As demonstrated by the results of the Call for Evidence, improved lossless compression of genomic data beyond the current state-of-the-art tools is achievable by combining and further developing them. The call also addresses lossy compression of the metadata which make up the dominant volume of the resulting compressed data. The Draft CfP seeks lossy compression technologies that can provide higher compression performance without affecting the accuracy of analysis application results. Responses to the Genomic Information Representation and Compression CfP will be evaluated prior to the 116th MPEG meeting in October 2016 (in Chengdu, China). An ad hoc group, co-chaired by Martin Golobiewski, convenor of Working Group 5 of ISO TC 276 (i.e. the ISO committee for Biotechnology) and Dr. Marco Mattavelli (of MPEG) will coordinate the receipt and pre-analysis of submissions received in response to the call. Detailed results to the CfE and the presentations shown during the seminar will soon be available as MPEG documents N16137 and N16147 at: http://mpeg.chiariglione.org/meetings/114.

Genomic Data Compression

MPEG issues Call for Evidence (CfE) for Genome Compression and Storage

At its 113th meeting, MPEG has taken its first formal step toward leveraging its compression expertise to code an entirely new kind of essential information, i.e. the single recipe that describes each one of us as an individual — the human genome.  A sequenced genome is comprised of DNA sequences that may contain up to 300 billion DNA base pairs, that make up the genetic information within each human cell. It is fundamentally the complete set of our hereditary information.

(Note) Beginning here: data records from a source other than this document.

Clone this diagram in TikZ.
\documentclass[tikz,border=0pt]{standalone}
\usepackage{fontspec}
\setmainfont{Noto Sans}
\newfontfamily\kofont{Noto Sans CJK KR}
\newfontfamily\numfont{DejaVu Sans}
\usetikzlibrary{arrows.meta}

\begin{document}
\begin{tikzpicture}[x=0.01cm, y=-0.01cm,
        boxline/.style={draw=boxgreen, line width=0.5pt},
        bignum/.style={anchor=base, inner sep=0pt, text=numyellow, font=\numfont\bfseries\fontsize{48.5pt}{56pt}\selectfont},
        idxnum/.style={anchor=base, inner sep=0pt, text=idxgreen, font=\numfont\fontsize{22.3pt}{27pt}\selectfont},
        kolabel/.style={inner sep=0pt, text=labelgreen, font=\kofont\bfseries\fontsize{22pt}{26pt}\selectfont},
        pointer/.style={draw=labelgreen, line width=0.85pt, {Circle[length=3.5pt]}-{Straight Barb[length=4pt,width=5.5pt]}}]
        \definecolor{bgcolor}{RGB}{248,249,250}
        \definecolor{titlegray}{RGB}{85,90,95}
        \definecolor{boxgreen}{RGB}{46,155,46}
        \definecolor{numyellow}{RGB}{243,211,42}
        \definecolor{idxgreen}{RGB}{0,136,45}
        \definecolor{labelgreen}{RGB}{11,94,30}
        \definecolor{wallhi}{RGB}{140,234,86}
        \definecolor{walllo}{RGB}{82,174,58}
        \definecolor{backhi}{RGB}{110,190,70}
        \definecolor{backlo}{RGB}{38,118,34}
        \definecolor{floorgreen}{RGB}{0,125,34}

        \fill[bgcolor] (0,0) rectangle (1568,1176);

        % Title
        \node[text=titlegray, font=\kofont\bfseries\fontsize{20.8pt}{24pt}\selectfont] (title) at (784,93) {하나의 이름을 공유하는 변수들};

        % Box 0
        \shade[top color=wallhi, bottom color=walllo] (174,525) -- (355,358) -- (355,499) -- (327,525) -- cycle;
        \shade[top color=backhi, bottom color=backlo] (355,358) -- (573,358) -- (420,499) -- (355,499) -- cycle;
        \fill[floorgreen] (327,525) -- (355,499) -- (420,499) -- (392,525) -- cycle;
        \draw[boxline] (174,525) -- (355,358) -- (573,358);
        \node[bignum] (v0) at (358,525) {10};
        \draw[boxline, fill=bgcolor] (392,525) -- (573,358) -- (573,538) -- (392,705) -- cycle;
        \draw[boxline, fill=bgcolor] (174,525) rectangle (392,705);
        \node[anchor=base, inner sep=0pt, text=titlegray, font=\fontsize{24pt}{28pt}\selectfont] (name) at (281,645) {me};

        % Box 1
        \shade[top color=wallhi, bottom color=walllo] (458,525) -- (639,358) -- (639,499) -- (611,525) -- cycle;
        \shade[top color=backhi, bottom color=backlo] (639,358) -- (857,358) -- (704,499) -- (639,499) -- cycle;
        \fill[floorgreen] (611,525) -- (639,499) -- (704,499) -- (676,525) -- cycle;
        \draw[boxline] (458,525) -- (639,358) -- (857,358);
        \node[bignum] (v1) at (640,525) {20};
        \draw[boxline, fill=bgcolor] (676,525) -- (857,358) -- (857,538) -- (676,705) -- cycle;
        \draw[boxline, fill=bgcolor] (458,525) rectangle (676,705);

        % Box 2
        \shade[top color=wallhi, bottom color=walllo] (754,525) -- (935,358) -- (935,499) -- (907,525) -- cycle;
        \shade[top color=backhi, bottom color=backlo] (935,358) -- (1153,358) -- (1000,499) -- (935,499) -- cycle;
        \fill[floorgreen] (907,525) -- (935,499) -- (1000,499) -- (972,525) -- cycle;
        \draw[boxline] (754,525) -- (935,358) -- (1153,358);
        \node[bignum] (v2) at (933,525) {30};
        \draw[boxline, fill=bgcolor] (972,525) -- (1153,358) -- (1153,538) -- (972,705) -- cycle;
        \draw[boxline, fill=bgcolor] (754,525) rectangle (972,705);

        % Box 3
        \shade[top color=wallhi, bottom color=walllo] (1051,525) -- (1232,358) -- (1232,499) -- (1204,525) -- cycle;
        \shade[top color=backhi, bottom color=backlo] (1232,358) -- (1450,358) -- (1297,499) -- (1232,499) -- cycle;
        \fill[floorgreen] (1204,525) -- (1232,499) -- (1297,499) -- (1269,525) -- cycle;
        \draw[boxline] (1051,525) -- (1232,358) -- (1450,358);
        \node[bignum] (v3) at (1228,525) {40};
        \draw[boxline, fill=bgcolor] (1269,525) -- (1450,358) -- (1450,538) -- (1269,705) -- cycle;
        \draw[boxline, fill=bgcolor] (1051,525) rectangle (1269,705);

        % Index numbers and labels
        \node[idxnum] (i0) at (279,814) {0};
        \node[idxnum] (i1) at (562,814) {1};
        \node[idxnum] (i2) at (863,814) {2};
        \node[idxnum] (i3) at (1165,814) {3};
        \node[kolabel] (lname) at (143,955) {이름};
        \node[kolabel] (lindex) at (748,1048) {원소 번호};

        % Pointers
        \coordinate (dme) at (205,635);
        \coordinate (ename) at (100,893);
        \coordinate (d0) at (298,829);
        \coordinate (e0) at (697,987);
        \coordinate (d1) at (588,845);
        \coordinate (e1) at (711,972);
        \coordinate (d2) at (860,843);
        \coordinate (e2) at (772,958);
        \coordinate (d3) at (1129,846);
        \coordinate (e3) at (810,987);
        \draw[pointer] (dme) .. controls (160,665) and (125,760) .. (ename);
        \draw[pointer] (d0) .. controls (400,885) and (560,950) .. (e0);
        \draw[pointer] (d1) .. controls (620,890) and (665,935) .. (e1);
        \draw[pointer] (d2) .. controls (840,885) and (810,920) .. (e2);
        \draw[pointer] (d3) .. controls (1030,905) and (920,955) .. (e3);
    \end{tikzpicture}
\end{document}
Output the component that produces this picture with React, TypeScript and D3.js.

To aid in the representation and storage of this unique information, MPEG has issued a Call for Evidence (CfE) on Genome Compression and Storage with the goal to assess the performance of new technologies for the efficient compression of genomic information when compared to currently used file formats. This is vitally important because the amount of genomic and related information from a sequenced genome can be as high as several Tbytes (trillion bytes).

Additional purposes of the call are to:

  • become aware of which additional functionalities (e.g. non sequential access, lossy compression efficiency, etc. ) are provided by these new technologies
  • collect information that may be used in drafting a future Call for Proposals

Responses to the CfE will be evaluated during the 114th MPEG meeting in February 2016.

Detailed information, including how to respond to the CfE, will soon be available as documents N15740 and N15739 at the 113th meeting website.